Task
Leave out the pictures and restate the rest of the data exactly.

* * * *

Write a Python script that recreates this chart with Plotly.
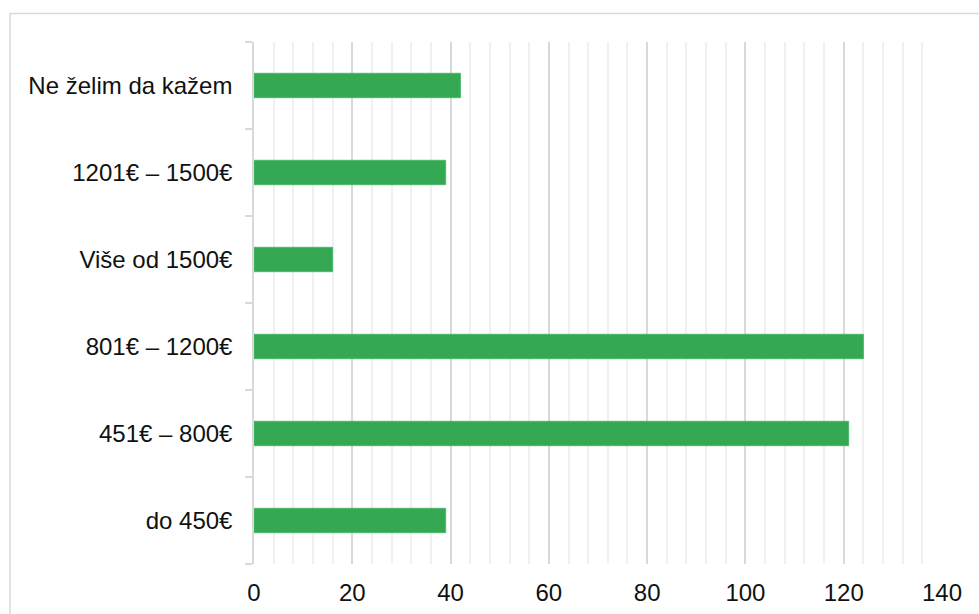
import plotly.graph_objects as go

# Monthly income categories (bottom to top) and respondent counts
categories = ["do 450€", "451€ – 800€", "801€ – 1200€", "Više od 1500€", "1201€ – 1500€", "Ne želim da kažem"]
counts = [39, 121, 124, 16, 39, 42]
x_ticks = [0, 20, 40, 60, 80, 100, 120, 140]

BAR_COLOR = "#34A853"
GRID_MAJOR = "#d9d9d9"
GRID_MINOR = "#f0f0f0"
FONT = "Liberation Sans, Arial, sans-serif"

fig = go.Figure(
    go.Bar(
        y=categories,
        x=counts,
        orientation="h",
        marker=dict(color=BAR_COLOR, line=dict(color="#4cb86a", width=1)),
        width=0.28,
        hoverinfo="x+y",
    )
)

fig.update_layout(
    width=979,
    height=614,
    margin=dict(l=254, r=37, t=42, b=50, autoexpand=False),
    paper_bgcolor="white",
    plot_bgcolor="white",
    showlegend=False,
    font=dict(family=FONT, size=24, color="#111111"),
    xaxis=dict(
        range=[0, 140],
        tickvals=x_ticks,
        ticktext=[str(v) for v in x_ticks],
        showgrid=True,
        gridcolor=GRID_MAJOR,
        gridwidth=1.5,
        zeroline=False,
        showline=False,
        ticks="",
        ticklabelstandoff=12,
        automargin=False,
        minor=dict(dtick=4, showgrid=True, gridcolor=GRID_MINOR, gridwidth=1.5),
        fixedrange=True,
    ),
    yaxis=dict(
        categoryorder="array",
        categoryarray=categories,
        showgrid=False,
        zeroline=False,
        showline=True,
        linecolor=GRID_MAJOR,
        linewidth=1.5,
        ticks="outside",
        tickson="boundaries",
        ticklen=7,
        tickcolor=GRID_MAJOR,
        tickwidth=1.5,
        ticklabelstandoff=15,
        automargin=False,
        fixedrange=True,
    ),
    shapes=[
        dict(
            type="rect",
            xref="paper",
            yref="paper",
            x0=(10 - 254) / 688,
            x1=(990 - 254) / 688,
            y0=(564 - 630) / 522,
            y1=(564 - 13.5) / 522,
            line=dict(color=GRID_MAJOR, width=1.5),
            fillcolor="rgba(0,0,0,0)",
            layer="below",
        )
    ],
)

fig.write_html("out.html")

* * * *

Solution for this exercise
Write a Python script that recreates this chart with Plotly.
import plotly.graph_objects as go

# Monthly income categories (bottom to top) and respondent counts
categories = ["do 450€", "451€ – 800€", "801€ – 1200€", "Više od 1500€", "1201€ – 1500€", "Ne želim da kažem"]
counts = [39, 121, 124, 16, 39, 42]
x_ticks = [0, 20, 40, 60, 80, 100, 120, 140]

BAR_COLOR = "#34A853"
GRID_MAJOR = "#d9d9d9"
GRID_MINOR = "#f0f0f0"
FONT = "Liberation Sans, Arial, sans-serif"

fig = go.Figure(
    go.Bar(
        y=categories,
        x=counts,
        orientation="h",
        marker=dict(color=BAR_COLOR, line=dict(color="#4cb86a", width=1)),
        width=0.28,
        hoverinfo="x+y",
    )
)

fig.update_layout(
    width=979,
    height=614,
    margin=dict(l=254, r=37, t=42, b=50, autoexpand=False),
    paper_bgcolor="white",
    plot_bgcolor="white",
    showlegend=False,
    font=dict(family=FONT, size=24, color="#111111"),
    xaxis=dict(
        range=[0, 140],
        tickvals=x_ticks,
        ticktext=[str(v) for v in x_ticks],
        showgrid=True,
        gridcolor=GRID_MAJOR,
        gridwidth=1.5,
        zeroline=False,
        showline=False,
        ticks="",
        ticklabelstandoff=12,
        automargin=False,
        minor=dict(dtick=4, showgrid=True, gridcolor=GRID_MINOR, gridwidth=1.5),
        fixedrange=True,
    ),
    yaxis=dict(
        categoryorder="array",
        categoryarray=categories,
        showgrid=False,
        zeroline=False,
        showline=True,
        linecolor=GRID_MAJOR,
        linewidth=1.5,
        ticks="outside",
        tickson="boundaries",
        ticklen=7,
        tickcolor=GRID_MAJOR,
        tickwidth=1.5,
        ticklabelstandoff=15,
        automargin=False,
        fixedrange=True,
    ),
    shapes=[
        dict(
            type="rect",
            xref="paper",
            yref="paper",
            x0=(10 - 254) / 688,
            x1=(990 - 254) / 688,
            y0=(564 - 630) / 522,
            y1=(564 - 13.5) / 522,
            line=dict(color=GRID_MAJOR, width=1.5),
            fillcolor="rgba(0,0,0,0)",
            layer="below",
        )
    ],
)

fig.write_html("out.html")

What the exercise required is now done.